▶ _WRITTEN REQUEST_: Write out the records beneath this line exactly as they appear, minus any images.
:: DATA RECORDS
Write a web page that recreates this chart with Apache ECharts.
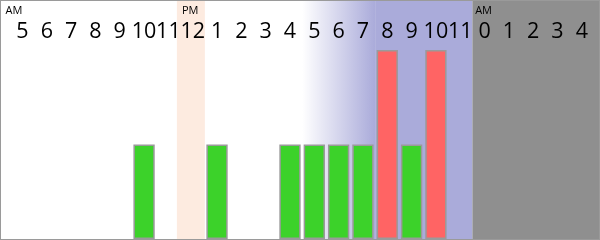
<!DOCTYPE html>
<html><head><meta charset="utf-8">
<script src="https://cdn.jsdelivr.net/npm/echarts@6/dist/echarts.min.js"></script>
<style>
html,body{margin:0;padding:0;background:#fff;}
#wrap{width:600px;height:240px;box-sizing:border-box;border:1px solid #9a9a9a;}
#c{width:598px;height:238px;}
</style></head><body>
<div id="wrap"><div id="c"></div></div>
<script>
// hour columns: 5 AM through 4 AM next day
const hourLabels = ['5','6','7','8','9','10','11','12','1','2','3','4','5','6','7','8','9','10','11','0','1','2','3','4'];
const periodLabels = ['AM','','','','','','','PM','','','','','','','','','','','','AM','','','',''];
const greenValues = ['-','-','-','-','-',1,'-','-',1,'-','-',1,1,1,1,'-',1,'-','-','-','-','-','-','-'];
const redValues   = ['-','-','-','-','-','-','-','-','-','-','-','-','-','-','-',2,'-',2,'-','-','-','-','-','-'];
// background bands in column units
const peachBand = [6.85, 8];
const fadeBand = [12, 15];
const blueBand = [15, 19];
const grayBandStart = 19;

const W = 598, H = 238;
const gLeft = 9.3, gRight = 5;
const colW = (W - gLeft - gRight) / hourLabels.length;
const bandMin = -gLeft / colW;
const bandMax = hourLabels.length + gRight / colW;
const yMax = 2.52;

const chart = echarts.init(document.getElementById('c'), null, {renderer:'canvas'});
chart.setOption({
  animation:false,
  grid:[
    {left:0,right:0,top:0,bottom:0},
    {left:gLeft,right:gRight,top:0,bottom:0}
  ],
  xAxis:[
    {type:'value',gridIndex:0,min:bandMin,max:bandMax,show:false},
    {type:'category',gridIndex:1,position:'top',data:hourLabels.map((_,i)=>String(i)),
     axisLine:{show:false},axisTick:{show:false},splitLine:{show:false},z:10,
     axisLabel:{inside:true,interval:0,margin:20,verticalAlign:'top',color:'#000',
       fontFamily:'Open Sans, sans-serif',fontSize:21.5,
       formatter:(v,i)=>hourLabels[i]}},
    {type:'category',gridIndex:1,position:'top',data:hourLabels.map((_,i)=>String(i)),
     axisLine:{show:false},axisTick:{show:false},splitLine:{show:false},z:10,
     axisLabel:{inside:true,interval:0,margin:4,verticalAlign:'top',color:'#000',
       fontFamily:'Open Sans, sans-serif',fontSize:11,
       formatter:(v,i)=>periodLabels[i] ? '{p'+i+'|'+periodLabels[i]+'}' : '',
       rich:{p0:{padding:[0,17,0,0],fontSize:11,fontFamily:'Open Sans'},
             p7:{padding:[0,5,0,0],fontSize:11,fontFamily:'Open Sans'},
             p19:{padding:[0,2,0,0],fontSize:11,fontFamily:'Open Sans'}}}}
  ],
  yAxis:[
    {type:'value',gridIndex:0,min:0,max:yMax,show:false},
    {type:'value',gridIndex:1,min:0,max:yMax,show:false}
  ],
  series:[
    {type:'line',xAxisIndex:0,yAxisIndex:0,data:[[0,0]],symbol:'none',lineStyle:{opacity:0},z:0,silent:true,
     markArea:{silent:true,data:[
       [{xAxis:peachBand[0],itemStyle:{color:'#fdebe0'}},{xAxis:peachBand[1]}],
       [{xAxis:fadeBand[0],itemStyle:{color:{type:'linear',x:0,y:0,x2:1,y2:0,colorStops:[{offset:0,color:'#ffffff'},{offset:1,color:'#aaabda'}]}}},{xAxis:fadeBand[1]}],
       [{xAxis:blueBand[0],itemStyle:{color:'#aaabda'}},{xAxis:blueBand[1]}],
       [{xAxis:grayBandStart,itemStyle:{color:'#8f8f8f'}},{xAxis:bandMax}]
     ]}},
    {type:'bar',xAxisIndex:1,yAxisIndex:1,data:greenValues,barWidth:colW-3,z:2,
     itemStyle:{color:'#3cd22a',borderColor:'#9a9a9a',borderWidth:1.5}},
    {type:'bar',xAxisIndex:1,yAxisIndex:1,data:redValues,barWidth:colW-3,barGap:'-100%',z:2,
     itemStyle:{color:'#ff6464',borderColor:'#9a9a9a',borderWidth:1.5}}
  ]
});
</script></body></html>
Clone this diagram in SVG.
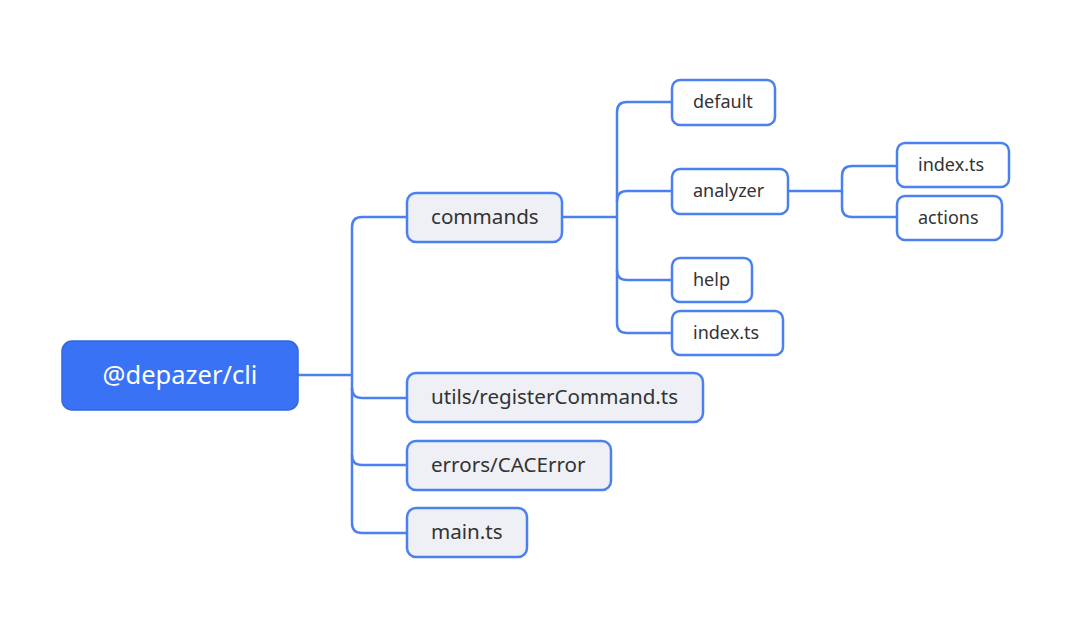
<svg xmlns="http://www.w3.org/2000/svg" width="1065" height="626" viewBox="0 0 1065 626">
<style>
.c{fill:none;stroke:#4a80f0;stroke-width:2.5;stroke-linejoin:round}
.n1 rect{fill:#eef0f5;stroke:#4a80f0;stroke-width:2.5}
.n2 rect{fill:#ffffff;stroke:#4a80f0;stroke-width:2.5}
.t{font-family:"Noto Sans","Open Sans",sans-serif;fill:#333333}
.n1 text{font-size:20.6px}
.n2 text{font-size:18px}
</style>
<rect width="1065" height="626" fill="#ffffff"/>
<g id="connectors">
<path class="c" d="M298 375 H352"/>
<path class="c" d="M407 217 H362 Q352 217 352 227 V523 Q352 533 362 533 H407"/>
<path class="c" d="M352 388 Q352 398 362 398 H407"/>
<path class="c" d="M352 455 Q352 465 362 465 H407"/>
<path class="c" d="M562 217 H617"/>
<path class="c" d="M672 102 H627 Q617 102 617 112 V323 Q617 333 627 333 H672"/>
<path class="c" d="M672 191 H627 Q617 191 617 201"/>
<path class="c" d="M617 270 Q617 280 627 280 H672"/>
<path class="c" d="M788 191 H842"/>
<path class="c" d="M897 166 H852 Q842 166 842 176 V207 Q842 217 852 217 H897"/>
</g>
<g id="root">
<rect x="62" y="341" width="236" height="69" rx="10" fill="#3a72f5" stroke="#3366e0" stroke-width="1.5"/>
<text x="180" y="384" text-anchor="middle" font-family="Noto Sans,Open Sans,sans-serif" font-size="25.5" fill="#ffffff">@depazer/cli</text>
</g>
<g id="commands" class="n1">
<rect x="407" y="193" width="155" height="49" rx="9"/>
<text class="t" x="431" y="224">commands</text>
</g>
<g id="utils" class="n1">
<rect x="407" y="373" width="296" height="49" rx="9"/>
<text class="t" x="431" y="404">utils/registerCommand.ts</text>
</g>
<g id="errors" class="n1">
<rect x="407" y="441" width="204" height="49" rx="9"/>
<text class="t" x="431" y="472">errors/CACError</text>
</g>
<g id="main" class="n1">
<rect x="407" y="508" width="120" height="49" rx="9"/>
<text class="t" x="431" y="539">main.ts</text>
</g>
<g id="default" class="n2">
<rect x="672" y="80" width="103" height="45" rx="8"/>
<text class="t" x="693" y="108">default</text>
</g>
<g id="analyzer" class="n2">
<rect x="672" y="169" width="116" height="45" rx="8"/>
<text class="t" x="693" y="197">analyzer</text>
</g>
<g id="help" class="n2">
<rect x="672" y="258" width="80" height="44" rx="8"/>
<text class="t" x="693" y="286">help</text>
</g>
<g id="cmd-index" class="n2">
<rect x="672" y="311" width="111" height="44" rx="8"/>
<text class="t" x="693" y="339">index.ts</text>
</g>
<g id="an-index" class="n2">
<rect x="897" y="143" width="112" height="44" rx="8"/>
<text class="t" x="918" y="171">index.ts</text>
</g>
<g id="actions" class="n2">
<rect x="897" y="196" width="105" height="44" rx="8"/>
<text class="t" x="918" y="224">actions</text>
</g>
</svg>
::::
▶ _RESULT OF THE EXERCISE_:
Write a web page that recreates this chart with Apache ECharts.
<!DOCTYPE html>
<html><head><meta charset="utf-8">
<script src="https://cdn.jsdelivr.net/npm/echarts@6/dist/echarts.min.js"></script>
<style>
html,body{margin:0;padding:0;background:#fff;}
#wrap{width:600px;height:240px;box-sizing:border-box;border:1px solid #9a9a9a;}
#c{width:598px;height:238px;}
</style></head><body>
<div id="wrap"><div id="c"></div></div>
<script>
// hour columns: 5 AM through 4 AM next day
const hourLabels = ['5','6','7','8','9','10','11','12','1','2','3','4','5','6','7','8','9','10','11','0','1','2','3','4'];
const periodLabels = ['AM','','','','','','','PM','','','','','','','','','','','','AM','','','',''];
const greenValues = ['-','-','-','-','-',1,'-','-',1,'-','-',1,1,1,1,'-',1,'-','-','-','-','-','-','-'];
const redValues   = ['-','-','-','-','-','-','-','-','-','-','-','-','-','-','-',2,'-',2,'-','-','-','-','-','-'];
// background bands in column units
const peachBand = [6.85, 8];
const fadeBand = [12, 15];
const blueBand = [15, 19];
const grayBandStart = 19;

const W = 598, H = 238;
const gLeft = 9.3, gRight = 5;
const colW = (W - gLeft - gRight) / hourLabels.length;
const bandMin = -gLeft / colW;
const bandMax = hourLabels.length + gRight / colW;
const yMax = 2.52;

const chart = echarts.init(document.getElementById('c'), null, {renderer:'canvas'});
chart.setOption({
  animation:false,
  grid:[
    {left:0,right:0,top:0,bottom:0},
    {left:gLeft,right:gRight,top:0,bottom:0}
  ],
  xAxis:[
    {type:'value',gridIndex:0,min:bandMin,max:bandMax,show:false},
    {type:'category',gridIndex:1,position:'top',data:hourLabels.map((_,i)=>String(i)),
     axisLine:{show:false},axisTick:{show:false},splitLine:{show:false},z:10,
     axisLabel:{inside:true,interval:0,margin:20,verticalAlign:'top',color:'#000',
       fontFamily:'Open Sans, sans-serif',fontSize:21.5,
       formatter:(v,i)=>hourLabels[i]}},
    {type:'category',gridIndex:1,position:'top',data:hourLabels.map((_,i)=>String(i)),
     axisLine:{show:false},axisTick:{show:false},splitLine:{show:false},z:10,
     axisLabel:{inside:true,interval:0,margin:4,verticalAlign:'top',color:'#000',
       fontFamily:'Open Sans, sans-serif',fontSize:11,
       formatter:(v,i)=>periodLabels[i] ? '{p'+i+'|'+periodLabels[i]+'}' : '',
       rich:{p0:{padding:[0,17,0,0],fontSize:11,fontFamily:'Open Sans'},
             p7:{padding:[0,5,0,0],fontSize:11,fontFamily:'Open Sans'},
             p19:{padding:[0,2,0,0],fontSize:11,fontFamily:'Open Sans'}}}}
  ],
  yAxis:[
    {type:'value',gridIndex:0,min:0,max:yMax,show:false},
    {type:'value',gridIndex:1,min:0,max:yMax,show:false}
  ],
  series:[
    {type:'line',xAxisIndex:0,yAxisIndex:0,data:[[0,0]],symbol:'none',lineStyle:{opacity:0},z:0,silent:true,
     markArea:{silent:true,data:[
       [{xAxis:peachBand[0],itemStyle:{color:'#fdebe0'}},{xAxis:peachBand[1]}],
       [{xAxis:fadeBand[0],itemStyle:{color:{type:'linear',x:0,y:0,x2:1,y2:0,colorStops:[{offset:0,color:'#ffffff'},{offset:1,color:'#aaabda'}]}}},{xAxis:fadeBand[1]}],
       [{xAxis:blueBand[0],itemStyle:{color:'#aaabda'}},{xAxis:blueBand[1]}],
       [{xAxis:grayBandStart,itemStyle:{color:'#8f8f8f'}},{xAxis:bandMax}]
     ]}},
    {type:'bar',xAxisIndex:1,yAxisIndex:1,data:greenValues,barWidth:colW-3,z:2,
     itemStyle:{color:'#3cd22a',borderColor:'#9a9a9a',borderWidth:1.5}},
    {type:'bar',xAxisIndex:1,yAxisIndex:1,data:redValues,barWidth:colW-3,barGap:'-100%',z:2,
     itemStyle:{color:'#ff6464',borderColor:'#9a9a9a',borderWidth:1.5}}
  ]
});
</script></body></html>
Clone this diagram in SVG.
<svg xmlns="http://www.w3.org/2000/svg" width="1065" height="626" viewBox="0 0 1065 626">
<style>
.c{fill:none;stroke:#4a80f0;stroke-width:2.5;stroke-linejoin:round}
.n1 rect{fill:#eef0f5;stroke:#4a80f0;stroke-width:2.5}
.n2 rect{fill:#ffffff;stroke:#4a80f0;stroke-width:2.5}
.t{font-family:"Noto Sans","Open Sans",sans-serif;fill:#333333}
.n1 text{font-size:20.6px}
.n2 text{font-size:18px}
</style>
<rect width="1065" height="626" fill="#ffffff"/>
<g id="connectors">
<path class="c" d="M298 375 H352"/>
<path class="c" d="M407 217 H362 Q352 217 352 227 V523 Q352 533 362 533 H407"/>
<path class="c" d="M352 388 Q352 398 362 398 H407"/>
<path class="c" d="M352 455 Q352 465 362 465 H407"/>
<path class="c" d="M562 217 H617"/>
<path class="c" d="M672 102 H627 Q617 102 617 112 V323 Q617 333 627 333 H672"/>
<path class="c" d="M672 191 H627 Q617 191 617 201"/>
<path class="c" d="M617 270 Q617 280 627 280 H672"/>
<path class="c" d="M788 191 H842"/>
<path class="c" d="M897 166 H852 Q842 166 842 176 V207 Q842 217 852 217 H897"/>
</g>
<g id="root">
<rect x="62" y="341" width="236" height="69" rx="10" fill="#3a72f5" stroke="#3366e0" stroke-width="1.5"/>
<text x="180" y="384" text-anchor="middle" font-family="Noto Sans,Open Sans,sans-serif" font-size="25.5" fill="#ffffff">@depazer/cli</text>
</g>
<g id="commands" class="n1">
<rect x="407" y="193" width="155" height="49" rx="9"/>
<text class="t" x="431" y="224">commands</text>
</g>
<g id="utils" class="n1">
<rect x="407" y="373" width="296" height="49" rx="9"/>
<text class="t" x="431" y="404">utils/registerCommand.ts</text>
</g>
<g id="errors" class="n1">
<rect x="407" y="441" width="204" height="49" rx="9"/>
<text class="t" x="431" y="472">errors/CACError</text>
</g>
<g id="main" class="n1">
<rect x="407" y="508" width="120" height="49" rx="9"/>
<text class="t" x="431" y="539">main.ts</text>
</g>
<g id="default" class="n2">
<rect x="672" y="80" width="103" height="45" rx="8"/>
<text class="t" x="693" y="108">default</text>
</g>
<g id="analyzer" class="n2">
<rect x="672" y="169" width="116" height="45" rx="8"/>
<text class="t" x="693" y="197">analyzer</text>
</g>
<g id="help" class="n2">
<rect x="672" y="258" width="80" height="44" rx="8"/>
<text class="t" x="693" y="286">help</text>
</g>
<g id="cmd-index" class="n2">
<rect x="672" y="311" width="111" height="44" rx="8"/>
<text class="t" x="693" y="339">index.ts</text>
</g>
<g id="an-index" class="n2">
<rect x="897" y="143" width="112" height="44" rx="8"/>
<text class="t" x="918" y="171">index.ts</text>
</g>
<g id="actions" class="n2">
<rect x="897" y="196" width="105" height="44" rx="8"/>
<text class="t" x="918" y="224">actions</text>
</g>
</svg>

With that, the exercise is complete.